I’d favor Dobnak for the fifth starter job to open the season as Smeltzer is probably best suited for a 2-3 inning middle relief role, but like I said earlier, even Dobnak’s time could be limited with Pineda and Hill looming.
PROSPECT CONTRIBUTORS FOR 2020
Hitter: Royce Lewis
Lewis was 6th in Top 100 list last year, but labored through a disappointing season at High- and Double-A, posting just a .236/.290/.371 in 566 PA with 12 HR and 22 SB. He was sent to the Arizona Fall League to get a few extra games under his belt to cover for an oblique injury and took that opportunity to end his season on a high note, hitting .353/.411/.565 en route to the league’s MVP award. I got to see him there and I was struck by his insane leg kick and while it obviously didn’t harm him in Arizona, it seems like something that could breed volatility.

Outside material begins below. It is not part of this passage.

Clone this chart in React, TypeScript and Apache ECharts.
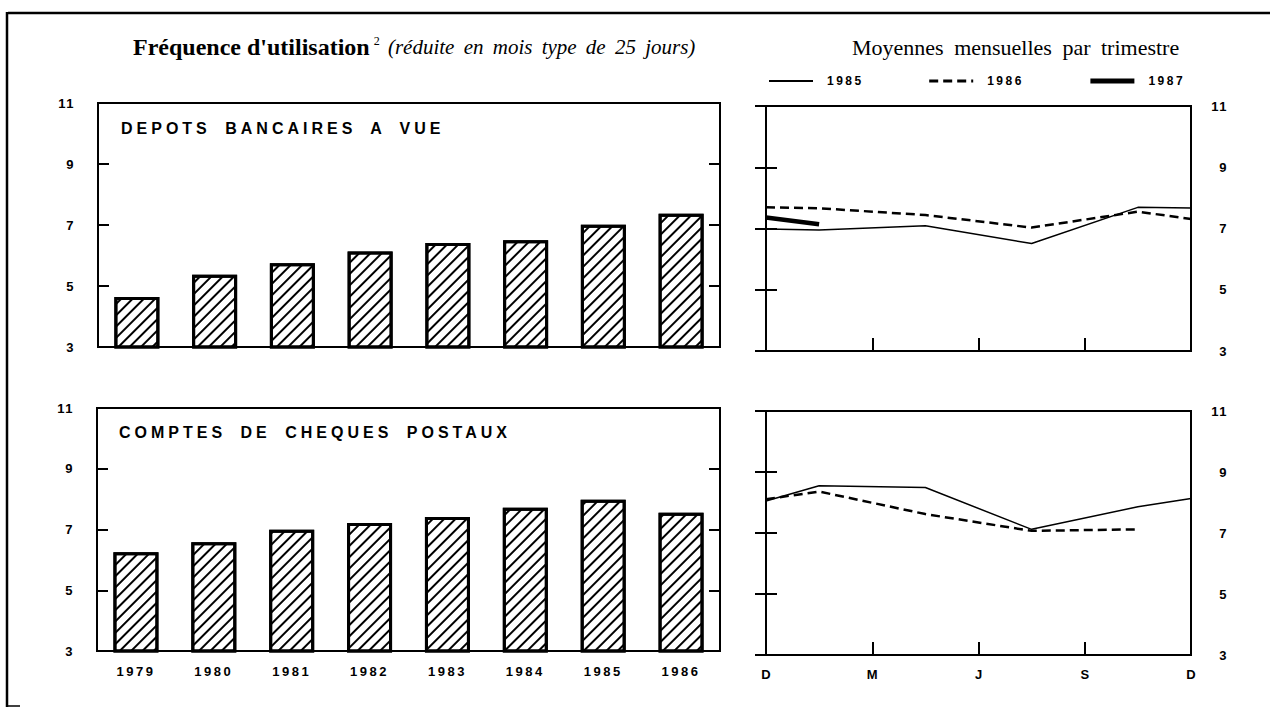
import React, { useEffect, useRef } from "react";
import * as echarts from "echarts";

// ---- data ----
const years = ["1979", "1980", "1981", "1982", "1983", "1984", "1985", "1986"];
const depotsValues = [4.64, 5.37, 5.75, 6.13, 6.41, 6.5, 7.01, 7.37];
const ccpValues = [6.25, 6.58, 6.99, 7.21, 7.41, 7.72, 7.98, 7.55];

const yTicks = [3, 5, 7, 9, 11];
const monthLabels = ["D", "M", "J", "S", "D"];
// months elapsed since December (quarter mid-points + ends)
const quarterMonths = [0, 1.5, 4.5, 7.5, 10.5, 12];

const depots1985 = [6.98, 6.95, 7.09, 6.51, 7.69, 7.67];
const depots1986 = [7.69, 7.66, 7.44, 7.03, 7.55, 7.31];
const depots1987 = [7.36, 7.14];
const ccp1985 = [8.05, 8.55, 8.49, 7.12, 7.86, 8.13];
const ccp1986 = [8.11, 8.36, 7.62, 7.07, 7.12];

const legendYears = ["1985", "1986", "1987"];

const titleBold = "Fréquence d'utilisation";
const titleNote = "2";
const titleItalic = "(réduite en mois type de 25 jours)";
const rightTitle = "Moyennes mensuelles par trimestre";
const panelTop = "DEPOTS BANCAIRES A VUE";
const panelBottom = "COMPTES DE CHEQUES POSTAUX";

const SANS = "'Liberation Sans', Arial, sans-serif";
const SERIF = "'Liberation Serif', 'Times New Roman', serif";

const pairs = (vals: number[]) => vals.map((v, i) => [quarterMonths[i], v]);

function applySpacing(root: HTMLElement | null) {
  if (!root) return;
  root.querySelectorAll("text").forEach((t) => {
    const s = (t.textContent || "").trim();
    let ls = 0;
    let ws = 0;
    if (/^[A-Z ]{6,}$/.test(s)) {
      ls = 4;
      ws = 6;
    } else if (/^\d{4}$/.test(s)) {
      ls = 2.5;
    } else if (/^\d{1,2}$/.test(s)) {
      ls = 1.5;
    } else if (s.startsWith("Moyennes")) {
      ws = 5;
    } else if (s.startsWith("(réduite")) {
      ws = 4;
    }
    if (ls) t.setAttribute("letter-spacing", ls + "px");
    if (ws) t.setAttribute("word-spacing", ws + "px");
  });
}

export default function App() {
  const ref = useRef<HTMLDivElement>(null);

  useEffect(() => {
    const el = ref.current!;
    const chart = echarts.init(el, null, { renderer: "svg" });

    const yMin = yTicks[0];
    const yMax = yTicks[yTicks.length - 1];
    const yInt = yTicks[1] - yTicks[0];

    const tick = (len: number) => ({
      show: true,
      inside: true,
      length: len,
      lineStyle: { color: "#000", width: 2 },
    });
    const labelFont = (size: number) => ({
      color: "#000",
      fontFamily: SANS,
      fontWeight: "bold" as const,
      fontSize: size,
    });

    const yAxis = (gridIndex: number, position: string, showLabel: boolean, margin: number) => ({
      type: "value",
      gridIndex,
      position,
      min: yMin,
      max: yMax,
      interval: yInt,
      axisLine: { show: false },
      splitLine: { show: false },
      axisTick: tick(11),
      axisLabel: { show: showLabel, margin, align: "right", ...labelFont(13) },
    });

    const catAxis = (gridIndex: number, showLabel: boolean) => ({
      type: "category",
      gridIndex,
      data: years,
      axisLine: { show: false },
      axisTick: { show: false },
      splitLine: { show: false },
      axisLabel: { show: showLabel, margin: 14, ...labelFont(13) },
    });

    const monthAxis = (gridIndex: number, showLabel: boolean) => ({
      type: "value",
      gridIndex,
      min: 0,
      max: 12,
      interval: 3,
      axisLine: { show: false },
      splitLine: { show: false },
      axisTick: tick(13),
      axisLabel: {
        show: showLabel,
        margin: 13,
        formatter: (v: number) => monthLabels[Math.round(v / 3)] ?? "",
        ...labelFont(13),
      },
    });

    const gridStyle = { show: true, borderColor: "#000", borderWidth: 2, containLabel: false };

    const barStyle = {
      color: "#fff",
      borderColor: "#000",
      borderWidth: 3,
      decal: {
        symbol: "rect",
        symbolSize: 1,
        dashArrayX: [1, 0],
        dashArrayY: [1.4, 5.6],
        rotation: -Math.PI / 4,
        color: "#000",
      },
    };

    const line1985 = { color: "#000", width: 1.5, type: "solid" };
    const line1986 = { color: "#000", width: 2.5, type: [9, 5] };
    const line1987 = { color: "#000", width: 4.5, type: "solid" };
    const lineSeries = (name: string, vals: number[], xi: number, yi: number, ls: any) => ({
      type: "line",
      name,
      xAxisIndex: xi,
      yAxisIndex: yi,
      data: pairs(vals),
      symbol: "none",
      lineStyle: ls,
      itemStyle: { color: "#000" },
      z: name === "1987" ? 4 : 3,
    });

    const legendLines = [line1985, line1986, line1987];

    chart.setOption({
      animation: false,
      backgroundColor: "#fff",
      grid: [
        { left: 98, top: 103, width: 622, height: 244, ...gridStyle },
        { left: 97, top: 408, width: 623, height: 243, ...gridStyle },
        { left: 766, top: 106, width: 425, height: 245, ...gridStyle },
        { left: 766, top: 411, width: 425, height: 244, ...gridStyle },
      ],
      xAxis: [catAxis(0, false), catAxis(1, true), monthAxis(2, false), monthAxis(3, true)],
      yAxis: [
        yAxis(0, "left", true, 23),
        yAxis(0, "right", false, 8),
        yAxis(1, "left", true, 23),
        yAxis(1, "right", false, 8),
        yAxis(2, "right", true, 37),
        yAxis(2, "left", false, 8),
        yAxis(3, "right", true, 37),
        yAxis(3, "left", false, 8),
      ],
      legend: {
        data: legendYears.map((name, i) => ({
          name,
          itemStyle: { opacity: 0 },
          lineStyle: { ...legendLines[i], width: legendLines[i].width + 0.5 },
        })),
        left: 768,
        top: 75,
        padding: 0,
        itemWidth: 44,
        itemHeight: 14,
        itemGap: 74,
        selectedMode: false,
        itemStyle: { opacity: 0 },
        textStyle: { ...labelFont(12), padding: [0, 0, 0, 9] },
      },
      series: [
        { type: "bar", xAxisIndex: 0, yAxisIndex: 0, data: depotsValues, barWidth: 45, itemStyle: barStyle, clip: true },
        { type: "bar", xAxisIndex: 1, yAxisIndex: 2, data: ccpValues, barWidth: 45, itemStyle: barStyle, clip: true },
        lineSeries("1985", depots1985, 2, 4, line1985),
        lineSeries("1986", depots1986, 2, 4, line1986),
        lineSeries("1987", depots1987, 2, 4, line1987),
        lineSeries("1985", ccp1985, 3, 6, line1985),
        lineSeries("1986", ccp1986, 3, 6, line1986),
      ],
      graphic: [
        { type: "line", shape: { x1: 8, y1: 13, x2: 1270, y2: 13 }, style: { stroke: "#000", lineWidth: 2.5 } },
        { type: "line", shape: { x1: 7, y1: 12, x2: 7, y2: 707 }, style: { stroke: "#000", lineWidth: 2.5 } },
        { type: "line", shape: { x1: 7, y1: 706, x2: 20, y2: 706 }, style: { stroke: "#000", lineWidth: 1.5 } },
        {
          type: "text",
          x: 133,
          y: 47,
          style: {
            text: `{b|${titleBold}}{s|${titleNote}} {i|${titleItalic}}`,
            fill: "#000",
            font: `21px ${SERIF}`,
            verticalAlign: "middle",
            rich: {
              b: { fontFamily: SERIF, fontWeight: "bold", fontSize: 24, fill: "#000" },
              s: { fontFamily: SERIF, fontSize: 12, fill: "#000", verticalAlign: "top", padding: [0, 3, 0, 4] },
              i: { fontFamily: SERIF, fontStyle: "italic", fontSize: 21, fill: "#000" },
            },
          },
        },
        {
          type: "text",
          x: 852,
          y: 47,
          style: { text: rightTitle, fill: "#000", font: `22px ${SERIF}`, verticalAlign: "middle" },
        },
        {
          type: "text",
          x: 121,
          y: 128,
          style: { text: panelTop, fill: "#000", font: `bold 16px ${SANS}`, verticalAlign: "middle" },
        },
        {
          type: "text",
          x: 119,
          y: 432,
          style: { text: panelBottom, fill: "#000", font: `bold 16px ${SANS}`, verticalAlign: "middle" },
        },
      ],
    });

    applySpacing(el);
    chart.on("finished", () => applySpacing(el));
    const t1 = window.setTimeout(() => applySpacing(el), 50);
    const t2 = window.setTimeout(() => applySpacing(el), 400);

    return () => {
      window.clearTimeout(t1);
      window.clearTimeout(t2);
      chart.dispose();
    };
  }, []);

  return (
    <div
      ref={ref}
      style={{ position: "fixed", left: 0, top: 0, width: 1270, height: 708, background: "#fff" }}
    />
  );
}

I won’t rule out continued refinement of his profile, though, and the talent remains obvious and abundant, both for real life and fantasy. I imagine he’ll start back in Double-A for a bit, but they’ll get him in Triple-A as soon as he’s ready. From there, he’ll be a call away and while there’s no obvious room in the lineup right now, injuries happen and they have enough flexibility that could make Lewis a logical call-up for multiple injuries. I almost went with Alex Kirilloff as I really like him and his bat is more MLB-ready, but his path to majors is more confined as he seems to be done in the outfield, limiting him to 1B/DH.
Pitcher: Lewis Thorpe
Thorpe made his MLB debut last year, but you might’ve missed it as he had a 6.18 ERA and 1.73 WHIP in 27.7 innings. I’ve already explained the depth of potential starters at the backend of the Twins rotation, especially once Pineda and Hill are back, but you can never have too much pitching. Thorpe is a 24-year old lefty with four pitches, including a slider, curve, and changeup that support his 91-mph fastball. He has missed bats throughout his minor league career with swinging strike rates at 15% or higher at every stop except one (13% at High-A in ’17). His depth of arsenal, bat-missing ability, and decent walk rate make him a viable 4th-5th SP type with some upside to be a bit more.